Но жизнь как раз, когда кажется, что все идет хорошо, любит сделать
неожиданный поворот. Моррису не только было не по себе в киббуце - он
заболел. Климат, малярия, пища, тяжелая работа в поле - для него все это
оказалось слишком тяжело. И как он ни старался все стерпеть ради меня, стало
ясно, что нам придется покинуть киббуц, по крайней мере до тех пор, пока он
опять не наберется сил. Это произошло раньше, чем я ожидала. Мы прожили в
Мерхавии два с половиной года - последнее время Моррис болел несколько
недель подряд и однажды доктор очень серьезно сказал мне, что если я не
хочу, чтобы Моррис стал хроником, то нам надо уезжать из Мерхавии как можно
скорее.
Потом я часто спрашивала себя - а не приспособился ли бы Моррис к
киббуцу и физически, и эмоционально, если бы я была внимательнее, проводила
бы с ним больше времени и не позволяла бы жизни коллектива поглотить себя
целиком. Но мне в голову не приходило, что я лишаю чего-нибудь Морриса,
когда готовлю перекусить для ребят, возвращающихся с дежурства, или учусь на
курсах птицеводов, или трачу столько времени на разговоры и пение песен с
другими. Если бы я задумалась, побеспокоилась о нашем браке, я бы, конечно,
поняла, что Моррис борется в одиночку, стараясь привыкнуть к невероятно
трудной для него жизни.
Был серьезный вопрос, по которому мы так никогда и не смогли прийти к
согласию. Я очень хотела ребенка, но Моррис был категорически против
киббуцного метода коллективного воспитания детей.

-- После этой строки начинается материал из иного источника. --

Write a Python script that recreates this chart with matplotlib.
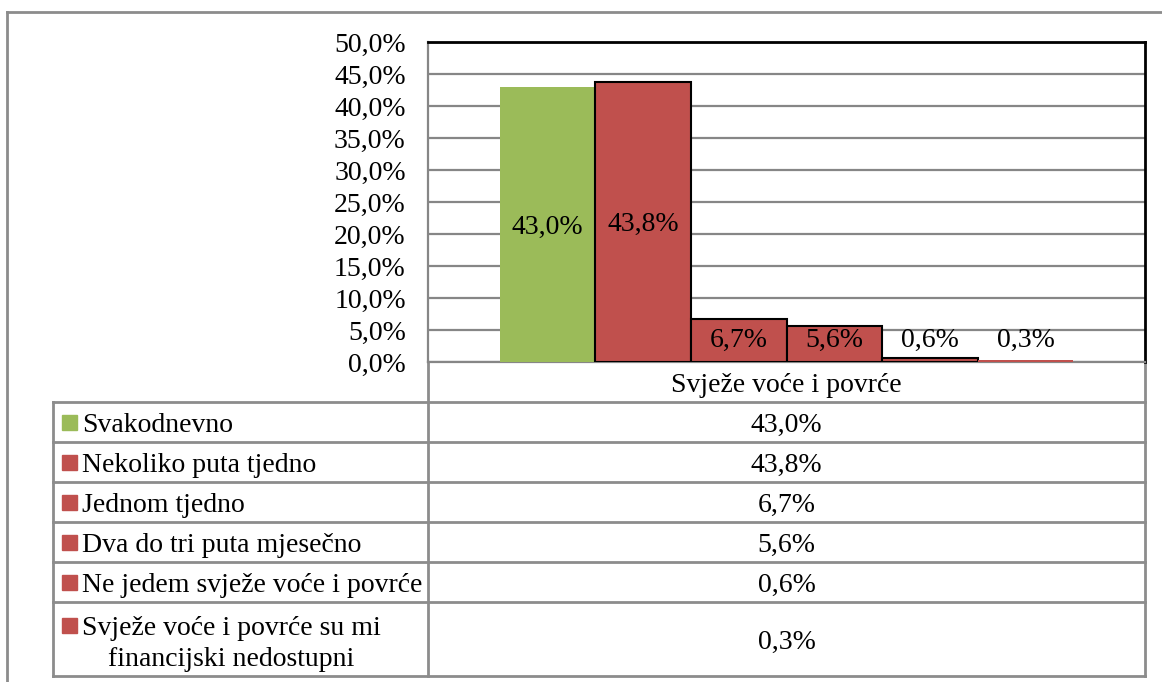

Точно так же, как он хотел
жену для себя одного, так и детей наших он хотел, чтобы мы воспитывали сами,
по своему разумению, не подвергая каждую подробность их жизни проверке и
одобрению (или неодобрению) комитета или всего киббуца. И он отказался
заводить детей, пока мы не уедем из Мерхавии. Может, он со временем и
изменил бы свое решение, но со здоровьем у него было так плохо, что мы в
любом случае должны были уезжать. И снова мы запаковали вещи - в третий раз
за три года! - и распростились с друзьями. Оторваться от киббуца мне было
тяжело, но, проливая слезы, я утешала себя надеждой, что мы скоро вернемся,
что Моррис выздоровеет, у нас родится ребенок и наши отношения - совсем
разладившиеся в Мерхавии - опять улучшатся. К сожалению, все произошло не
так.
Мы провели несколько недель в Тель-Авиве. К этому времени в Палестину
приехал Шамай, и семья перебралась в новый дом (с ванной). Шейна получила
довольно хорошую зарплату, Шамай стал через некоторое время управляющим
обувного кооператива, у которого дела шли неблестяще. Как бы то ни было, у
них был дом и они зарабатывали себе на жизнь. По сравнению с нами, их
положение было завидным. Мы в Тель-Авиве почему-то не смогли прижиться. Я
получила место кассирши в Гистадрутовском комитете гражданского
строительства (то, что стало потом называться "Солел Боне"), а Моррис
старался прийти в себя. Но мы как-то не могли наладить нашу жизнь. Мне не
хватало киббуца даже больше, чем я себе могла представить, а Морриса бомбили
письмами мать и сестры, умоляя его вернуться в Штаты и предлагая оплатить
ему билет. Я знала, что он не покинет ни меня, ни страну, но мы оба
чувствовали себя неспокойно и угнетенно. По сравнению с эмекскими "Божьими
просторами", Тель-Авив казался невыносимо маленьким, шумным и многолюдным.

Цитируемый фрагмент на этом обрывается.